Data records:
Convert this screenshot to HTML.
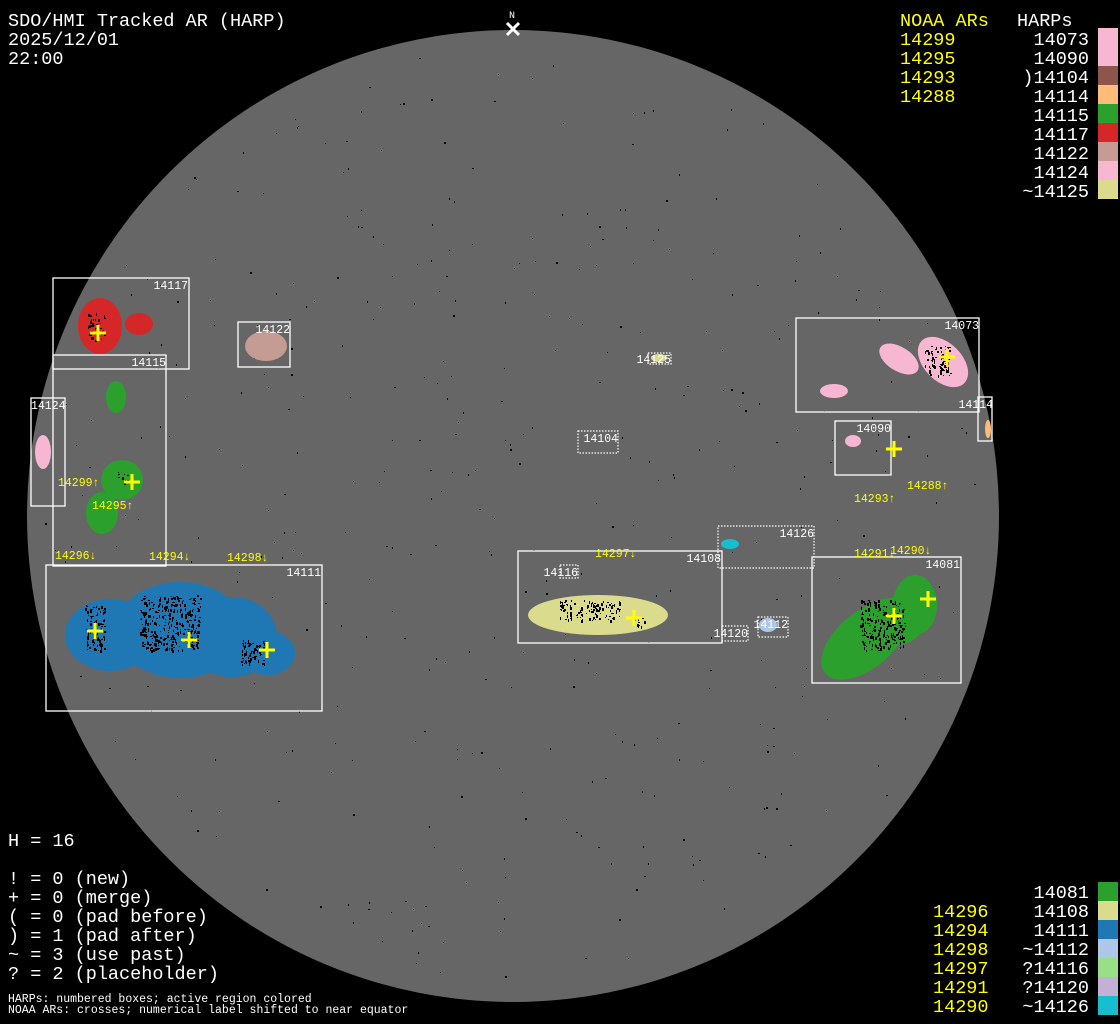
<!DOCTYPE html>
<html><head><meta charset="utf-8"><style>
html,body{margin:0;padding:0;background:#000;}
svg{display:block;}
text{font-family:"Liberation Mono","DejaVu Sans Mono",monospace;}
.big{font-size:18.5px;fill:#fff;}
.by{font-size:18.5px;fill:#ffff00;}
.sm{font-size:11.5px;fill:#fff;}
.sy{font-size:11.5px;fill:#ffff00;}
.bx{fill:none;stroke:#fff;stroke-width:1.3;}
.dt{fill:none;stroke:#fff;stroke-width:1.2;stroke-dasharray:1.5 1.5;}
.cr{stroke:#ffff00;stroke-width:3;}
</style></head><body>
<svg id="s" width="1120" height="1024" viewBox="0 0 1120 1024" xmlns="http://www.w3.org/2000/svg">
<rect width="1120" height="1024" fill="#000"/>
<circle cx="513" cy="516" r="486" fill="#666"/>
<g id="specks" fill="#000"></g>
<g>
<ellipse cx="100" cy="326" rx="22" ry="28" fill="#d62728"/>
<ellipse cx="139" cy="324" rx="14" ry="11" fill="#d62728"/>
<ellipse cx="266" cy="346" rx="21" ry="15" fill="#c49c94"/>
<ellipse cx="116" cy="397" rx="10" ry="16" fill="#2ca02c"/>
<ellipse cx="122" cy="480" rx="21" ry="20" fill="#2ca02c"/>
<ellipse cx="102" cy="513" rx="16" ry="21" fill="#2ca02c"/>
<ellipse cx="43" cy="452" rx="8" ry="17" fill="#f7b6d2"/>
<g fill="#1f77b4">
<ellipse cx="110" cy="635" rx="45" ry="36"/>
<ellipse cx="180" cy="630" rx="65" ry="48"/>
<ellipse cx="232" cy="637" rx="45" ry="40"/>
<ellipse cx="268" cy="653" rx="27" ry="22"/>
</g>
<ellipse cx="598" cy="615" rx="70" ry="20" fill="#dbdb8d"/>
<ellipse cx="730" cy="544" rx="9" ry="5" fill="#17becf"/>
<ellipse cx="768" cy="625" rx="9" ry="7" fill="#aec7e8"/>
<ellipse cx="834" cy="391" rx="14" ry="7" fill="#f7b6d2"/>
<ellipse cx="899" cy="359" rx="22" ry="12" fill="#f7b6d2" transform="rotate(32 899 359)"/>
<ellipse cx="943" cy="362" rx="30" ry="19" fill="#f7b6d2" transform="rotate(45 943 362)"/>
<ellipse cx="853" cy="441" rx="8" ry="6" fill="#f7b6d2"/>
<ellipse cx="988" cy="429" rx="3" ry="9" fill="#ffbb78"/>
<g fill="#2ca02c">
<ellipse cx="865" cy="640" rx="52" ry="28" transform="rotate(-40 865 640)"/>
<ellipse cx="915" cy="605" rx="22" ry="30"/>
<ellipse cx="892" cy="622" rx="32" ry="24"/>
</g>
<ellipse cx="659" cy="358" rx="8" ry="4" fill="#dbdb8d"/>
</g>
<g id="blk" fill="#000"></g>
<rect class="bx" x="53" y="278" width="136" height="91"/>
<rect class="bx" x="53" y="355" width="113" height="211"/>
<rect class="bx" x="31" y="398" width="34" height="108"/>
<rect class="bx" x="238" y="322" width="52" height="45"/>
<rect class="bx" x="46" y="565" width="276" height="146"/>
<rect class="bx" x="796" y="318" width="183" height="94"/>
<rect class="bx" x="978" y="397" width="14" height="44"/>
<rect class="bx" x="835" y="421" width="56" height="54"/>
<rect class="bx" x="812" y="557" width="149" height="126"/>
<rect class="bx" x="518" y="551" width="204" height="92"/>
<rect class="dt" x="718" y="526" width="96" height="42"/>
<rect class="dt" x="560" y="565" width="18" height="13"/>
<rect class="dt" x="722" y="626" width="26" height="15"/>
<rect class="dt" x="758" y="617" width="30" height="20"/>
<rect class="dt" x="578" y="431" width="40" height="22"/>
<rect class="dt" x="648" y="353" width="23" height="11"/>
<g class="sm">
<text x="188" y="289" text-anchor="end">14117</text>
<text x="166" y="366" text-anchor="end">14115</text>
<text x="31" y="409">14124</text>
<text x="290" y="333" text-anchor="end">14122</text>
<text x="321" y="576" text-anchor="end">14111</text>
<text x="979" y="329" text-anchor="end">14073</text>
<text x="993" y="408" text-anchor="end">14114</text>
<text x="891" y="432" text-anchor="end">14090</text>
<text x="960" y="568" text-anchor="end">14081</text>
<text x="721" y="562" text-anchor="end">14108</text>
<text x="814" y="537" text-anchor="end">14126</text>
<text x="578" y="576" text-anchor="end">14116</text>
<text x="748" y="637" text-anchor="end">14120</text>
<text x="788" y="628" text-anchor="end">14112</text>
<text x="618" y="442" text-anchor="end">14104</text>
<text x="671" y="363" text-anchor="end">14125</text>
</g>
<g class="cr">
<path d="M90 333h16M98 325v16"/>
<path d="M124 482h16M132 474v16"/>
<path d="M87 631h16M95 623v16"/>
<path d="M181 640h16M189 632v16"/>
<path d="M259 650h16M267 642v16"/>
<path d="M626 618h16M634 610v16"/>
<path d="M939 357h16M947 349v16"/>
<path d="M886 449h16M894 441v16"/>
<path d="M886 616h16M894 608v16"/>
<path d="M920 599h16M928 591v16"/>
</g>
<g class="sy">
<text x="58" y="486">14299↑</text>
<text x="92" y="509">14295↑</text>
<text x="55" y="559">14296↓</text>
<text x="149" y="560">14294↓</text>
<text x="227" y="561">14298↓</text>
<text x="595" y="557">14297↓</text>
<text x="854" y="557">14291↓</text>
<text x="890" y="554">14290↓</text>
<text x="854" y="502">14293↑</text>
<text x="907" y="489">14288↑</text>
</g>
<text x="512" y="18" text-anchor="middle" style="font-size:10px;fill:#fff">N</text>
<path d="M507 23l12 12M519 23l-12 12" stroke="#fff" stroke-width="3"/>
<text class="big" x="8" y="26">SDO/HMI Tracked AR (HARP)</text>
<text class="big" x="8" y="45">2025/12/01</text>
<text class="big" x="8" y="64">22:00</text>
<text class="by" x="900" y="26">NOAA ARs</text>
<text class="big" x="1017" y="26">HARPs</text>
<g class="by">
<text x="900" y="45">14299</text><text x="900" y="64">14295</text><text x="900" y="83">14293</text><text x="900" y="102">14288</text>
</g>
<g class="big" text-anchor="end">
<text x="1089" y="45">14073</text><text x="1089" y="64">14090</text><text x="1089" y="83">)14104</text>
<text x="1089" y="102">14114</text><text x="1089" y="121">14115</text><text x="1089" y="140">14117</text>
<text x="1089" y="159">14122</text><text x="1089" y="178">14124</text><text x="1089" y="197">~14125</text>
</g>
<rect x="1098" y="28" width="20" height="19" fill="#f7b6d2"/>
<rect x="1098" y="47" width="20" height="19" fill="#f7b6d2"/>
<rect x="1098" y="66" width="20" height="19" fill="#8c564b"/>
<rect x="1098" y="85" width="20" height="19" fill="#ffbb78"/>
<rect x="1098" y="104" width="20" height="19" fill="#2ca02c"/>
<rect x="1098" y="123" width="20" height="19" fill="#d62728"/>
<rect x="1098" y="142" width="20" height="19" fill="#c49c94"/>
<rect x="1098" y="161" width="20" height="19" fill="#f7b6d2"/>
<rect x="1098" y="180" width="20" height="19" fill="#dbdb8d"/>
<text class="big" x="8" y="846">H = 16</text>
<g class="big">
<text x="8" y="884">! = 0 (new)</text>
<text x="8" y="903">+ = 0 (merge)</text>
<text x="8" y="922">( = 0 (pad before)</text>
<text x="8" y="941">) = 1 (pad after)</text>
<text x="8" y="960">~ = 3 (use past)</text>
<text x="8" y="979">? = 2 (placeholder)</text>
</g>
<text class="sm" x="8" y="1002">HARPs: numbered boxes; active region colored</text>
<text class="sm" x="8" y="1013">NOAA ARs: crosses; numerical label shifted to near equator</text>
<g class="big" text-anchor="end">
<text x="1089" y="898">14081</text><text x="1089" y="917">14108</text><text x="1089" y="936">14111</text>
<text x="1089" y="955">~14112</text><text x="1089" y="974">?14116</text><text x="1089" y="993">?14120</text>
<text x="1089" y="1012">~14126</text>
</g>
<g class="by">
<text x="933" y="917">14296</text><text x="933" y="936">14294</text><text x="933" y="955">14298</text>
<text x="933" y="974">14297</text><text x="933" y="993">14291</text><text x="933" y="1012">14290</text>
</g>
<rect x="1098" y="882" width="20" height="19" fill="#2ca02c"/>
<rect x="1098" y="901" width="20" height="19" fill="#dbdb8d"/>
<rect x="1098" y="920" width="20" height="19" fill="#1f77b4"/>
<rect x="1098" y="939" width="20" height="19" fill="#aec7e8"/>
<rect x="1098" y="958" width="20" height="19" fill="#98df8a"/>
<rect x="1098" y="977" width="20" height="19" fill="#c5b0d5"/>
<rect x="1098" y="996" width="20" height="19" fill="#17becf"/>
</svg>
<script>
(function(){
var ns="http://www.w3.org/2000/svg",g=document.getElementById("specks"),b=document.getElementById("blk");
var s=12345;function r(){s=(s*1103515245+12345)%2147483648;return s/2147483648;}
for(var i=0;i<450;i++){var a=r()*6.2832,d=Math.sqrt(r())*470;var x=513+d*Math.cos(a),y=516+d*Math.sin(a);
var e=document.createElementNS(ns,"rect");e.setAttribute("x",x.toFixed(0));e.setAttribute("y",y.toFixed(0));
e.setAttribute("width",r()<0.75?1:2);e.setAttribute("height",r()<0.6?1:2);g.appendChild(e);}
var spots=[[88,312,16,28],[85,605,20,45],[140,595,60,55],[240,640,25,25],[118,472,10,10],[925,345,25,30],[860,600,45,50],[630,618,15,8],[560,600,60,20]];
spots.forEach(function(p){for(var k=0;k<p[2]*p[3]/10;k++){var e=document.createElementNS(ns,"rect");
e.setAttribute("x",(p[0]+r()*p[2]).toFixed(0));e.setAttribute("y",(p[1]+r()*p[3]).toFixed(0));
e.setAttribute("width",1+Math.floor(r()*2));e.setAttribute("height",1+Math.floor(r()*3));b.appendChild(e);}});
})();
</script>
</body></html>
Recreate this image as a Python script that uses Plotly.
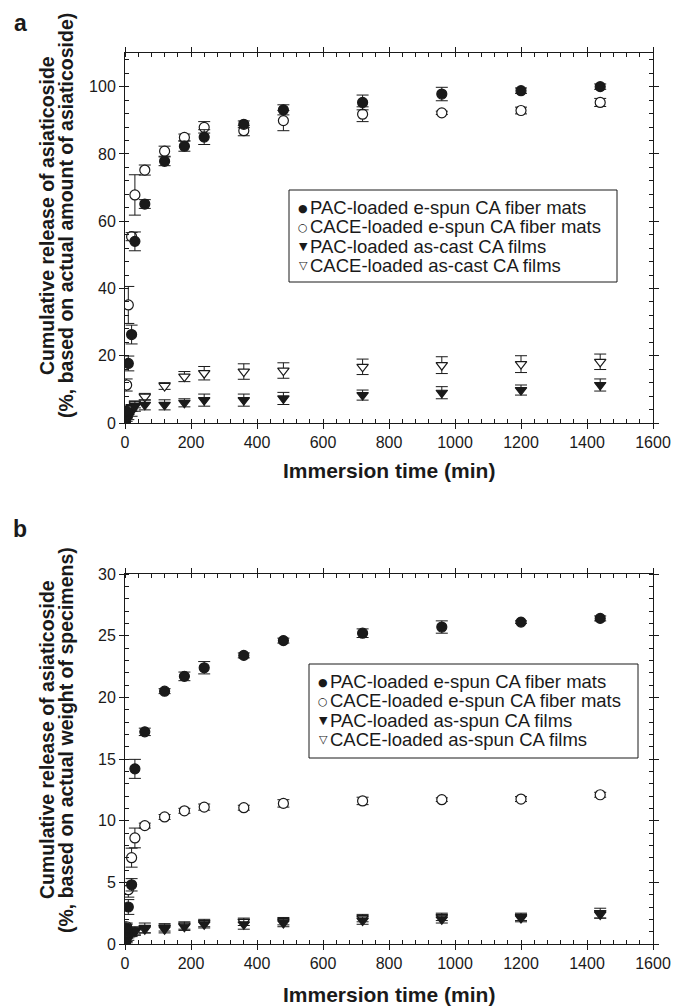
"""Cumulative release of asiaticoside from CA fiber mats and films (panels a and b)."""

import plotly.graph_objects as go

# immersion times (min)
time_min = [0, 5, 10, 20, 30, 60, 120, 180, 240, 360, 480, 720, 960, 1200, 1440]

# panel a: % based on actual amount of asiaticoside
a_pac_fiber = [0, 3.5, 17.7, 26.3, 54.0, 65.1, 77.8, 82.3, 85.0, 88.8, 93.1, 95.3, 97.8, 98.8, 100.0]
a_pac_fiber_err = [0, 0.5, 2.2, 2.8, 2.8, 1.3, 1.3, 1.5, 2.2, 1.0, 1.5, 2.2, 2.0, 0.8, 0.8]
a_cace_fiber = [0, 11.3, 35.1, 55.4, 67.8, 75.2, 80.8, 84.9, 87.9, 86.9, 89.9, 91.8, 92.2, 92.9, 95.3]
a_cace_fiber_err = [0, 1.8, 5.5, 1.2, 6.0, 1.5, 1.5, 1.0, 1.7, 1.5, 3.0, 2.2, 0.5, 1.0, 1.2]
a_pac_film = [0, 1.0, 2.0, 3.5, 5.0, 5.4, 5.4, 6.0, 6.8, 6.8, 7.3, 8.3, 9.0, 9.8, 11.3]
a_pac_film_err = [0, 0.5, 1.0, 1.5, 1.5, 1.5, 1.5, 1.2, 1.8, 1.8, 1.8, 1.5, 1.8, 1.5, 1.8]
a_cace_film = [0, 2.0, 3.5, 4.5, 5.5, 7.8, 11.0, 13.8, 14.8, 15.3, 15.6, 16.7, 17.2, 17.5, 18.2]
a_cace_film_err = [0, 0.5, 1.0, 1.0, 1.0, 1.0, 1.0, 1.5, 2.0, 2.3, 2.3, 2.3, 2.5, 2.5, 2.3]

# panel b: % based on actual weight of specimens
b_pac_fiber = [0.2, 1.3, 3.0, 4.8, 14.2, 17.2, 20.5, 21.7, 22.4, 23.4, 24.6, 25.2, 25.7, 26.1, 26.4]
b_pac_fiber_err = [0, 0.3, 0.6, 0.5, 0.77, 0.3, 0.2, 0.35, 0.5, 0.2, 0.2, 0.35, 0.5, 0.1, 0.2]
b_cace_fiber = [0.2, 1.4, 4.4, 7.0, 8.6, 9.6, 10.3, 10.8, 11.1, 11.05, 11.4, 11.6, 11.7, 11.75, 12.1]
b_cace_fiber_err = [0, 0.3, 0.6, 0.77, 0.8, 0.2, 0.2, 0.2, 0.25, 0.2, 0.3, 0.3, 0.15, 0.2, 0.2]
b_pac_film = [0, 0.4, 0.8, 1.0, 1.1, 1.3, 1.2, 1.4, 1.6, 1.6, 1.7, 1.9, 2.0, 2.1, 2.5]
b_pac_film_err = [0, 0.2, 0.3, 0.3, 0.3, 0.4, 0.3, 0.3, 0.3, 0.4, 0.3, 0.3, 0.3, 0.3, 0.4]
b_cace_film = [0, 0.3, 0.6, 0.9, 1.0, 1.2, 1.35, 1.5, 1.7, 1.8, 1.85, 2.1, 2.2, 2.2, 2.4]
b_cace_film_err = [0, 0.2, 0.3, 0.3, 0.3, 0.3, 0.3, 0.3, 0.3, 0.3, 0.3, 0.3, 0.3, 0.3, 0.3]

names_a = ["PAC-loaded e-spun CA fiber mats", "CACE-loaded e-spun CA fiber mats",
           "PAC-loaded as-cast CA films", "CACE-loaded as-cast CA films"]
names_b = ["PAC-loaded e-spun CA fiber mats", "CACE-loaded e-spun CA fiber mats",
           "PAC-loaded as-spun CA films", "CACE-loaded as-spun CA films"]

FONT = "Liberation Sans, Arial, Helvetica, sans-serif"
INK = "#1a1a1a"

styles = [
    dict(symbol="circle", color=INK, glyph="\u25cf"),
    dict(symbol="circle", color="white", glyph="\u25cb"),
    dict(symbol="triangle-down", color=INK, glyph="\u25bc"),
    dict(symbol="triangle-down", color="white", glyph="\u25bd"),
]

series_a = [(a_pac_fiber, a_pac_fiber_err), (a_cace_fiber, a_cace_fiber_err),
            (a_pac_film, a_pac_film_err), (a_cace_film, a_cace_film_err)]
series_b = [(b_pac_fiber, b_pac_fiber_err), (b_cace_fiber, b_cace_fiber_err),
            (b_pac_film, b_pac_film_err), (b_cace_film, b_cace_film_err)]

fig = go.Figure()

# films first, fibers last so the circles sit on top
for order in [3, 2, 1, 0]:
    for names, series, xa, ya in [(names_a, series_a, "x", "y"), (names_b, series_b, "x2", "y2")]:
        vals, errs = series[order]
        st = styles[order]
        fig.add_trace(go.Scatter(
            x=time_min, y=vals, mode="markers", name=names[order],
            xaxis=xa, yaxis=ya, showlegend=False,
            marker=dict(symbol=st["symbol"], size=10, color=st["color"],
                        line=dict(color=INK, width=1.2)),
            error_y=dict(type="data", array=errs, color=INK, thickness=1, width=6),
        ))


def axis(rng, dtick, minor_dtick, domain, anchor):
    return dict(
        range=rng, dtick=dtick, tick0=0, domain=domain, anchor=anchor,
        showline=True, linecolor=INK, linewidth=1, mirror="ticks",
        ticks="outside", ticklen=5, tickcolor=INK, tickwidth=1,
        minor=dict(dtick=minor_dtick, ticks="inside", ticklen=4, tickcolor=INK, tickwidth=1),
        showgrid=False, zeroline=False,
        tickfont=dict(family=FONT, size=16, color=INK),
    )


def inner(rng, dtick, over, anchor):
    # second copy of the axis, only for the inward half of the major ticks
    return dict(
        range=rng, dtick=dtick, tick0=0, overlaying=over, anchor=anchor,
        showline=False, mirror="ticks", ticks="inside", ticklen=6,
        tickcolor=INK, tickwidth=1, showgrid=False, zeroline=False,
        showticklabels=False,
    )


# plot areas in page pixels: x 125..653, panel a y 53..423, panel b y 574..944
def px_x(p):
    return (p - 125) / 528


def px_y(p):
    return (944 - p) / 891


dom_a = [px_y(423), 1.0]
dom_b = [0.0, px_y(574)]

# page body adds an 8px margin, so the figure is 8px smaller on each side
fig.update_layout(
    width=678, height=998,
    margin=dict(l=117, r=33, t=45, b=62),
    paper_bgcolor="white", plot_bgcolor="white",
    font=dict(family=FONT, color=INK),
    xaxis=axis([0, 1600], 200, 40, [0, 1], "y"),
    yaxis=axis([0, 110], 20, 4, dom_a, "x"),
    xaxis2=axis([0, 1600], 200, 40, [0, 1], "y2"),
    yaxis2=axis([0, 30], 5, 1, dom_b, "x2"),
    xaxis3=inner([0, 1600], 200, "x", "y"),
    yaxis3=inner([0, 110], 20, "y", "x"),
    xaxis4=inner([0, 1600], 200, "x2", "y2"),
    yaxis4=inner([0, 30], 5, "y2", "x2"),
    showlegend=False,
)

# boxed legends, one line per series (tight line spacing like the original)
LEG_FONT = dict(family=FONT, size=18.5, color=INK)
for names, box in [(names_a, (289, 617, 190, 282)), (names_b, (309, 638, 664, 758))]:
    left, right, top, bottom = box
    fig.add_shape(type="rect", xref="paper", yref="paper",
                  x0=px_x(left), x1=px_x(right), y0=px_y(bottom), y1=px_y(top),
                  line=dict(color=INK, width=1), fillcolor="white", layer="above")
    for i, name in enumerate(names):
        row = top + 17.5 + 19.3 * i
        fig.add_annotation(text=styles[i]["glyph"], x=px_x(left + 14), y=px_y(row + 0.5),
                           xanchor="center", yanchor="middle",
                           font=dict(family="DejaVu Sans", size=11, color=INK))
        fig.add_annotation(text=name, x=px_x(left + 19), y=px_y(row),
                           xanchor="left", yanchor="middle", font=LEG_FONT)

ytitle_font = dict(family=FONT, size=19.5, color=INK)
xtitle_font = dict(family=FONT, size=21, color=INK)
notes = [
    dict(text="<b>Cumulative release of asiaticoside</b>", x=px_x(47), y=px_y(216), textangle=-90, font=ytitle_font),
    dict(text="<b>(%, based on actual amount of asiaticoside)</b>", x=px_x(66), y=px_y(216), textangle=-90, font=ytitle_font),
    dict(text="<b>Cumulative release of asiaticoside</b>", x=px_x(47), y=px_y(740), textangle=-90, font=ytitle_font),
    dict(text="<b>(%, based on actual weight of specimens)</b>", x=px_x(66), y=px_y(740), textangle=-90, font=ytitle_font),
    dict(text="<b>Immersion time (min)</b>", x=0.5, y=px_y(470), font=xtitle_font),
    dict(text="<b>Immersion time (min)</b>", x=0.5, y=px_y(994), font=xtitle_font),
    dict(text="<b>a</b>", x=px_x(20), y=px_y(8), yanchor="top", font=dict(family=FONT, size=23, color=INK)),
    dict(text="<b>b</b>", x=px_x(20), y=px_y(514), yanchor="top", font=dict(family=FONT, size=23, color=INK)),
]
for n in notes:
    n.setdefault("yanchor", "middle")
    fig.add_annotation(xref="paper", yref="paper", xanchor="center", showarrow=False, **n)

fig.update_annotations(xref="paper", yref="paper", showarrow=False)

fig.write_html("out.html")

DIRECTIVE: Search the records above for the string "this". Copy every line that contains it.

TASK OUTPUT:
Convert this screenshot to HTML.
Recreate this image as a Python script that uses Plotly.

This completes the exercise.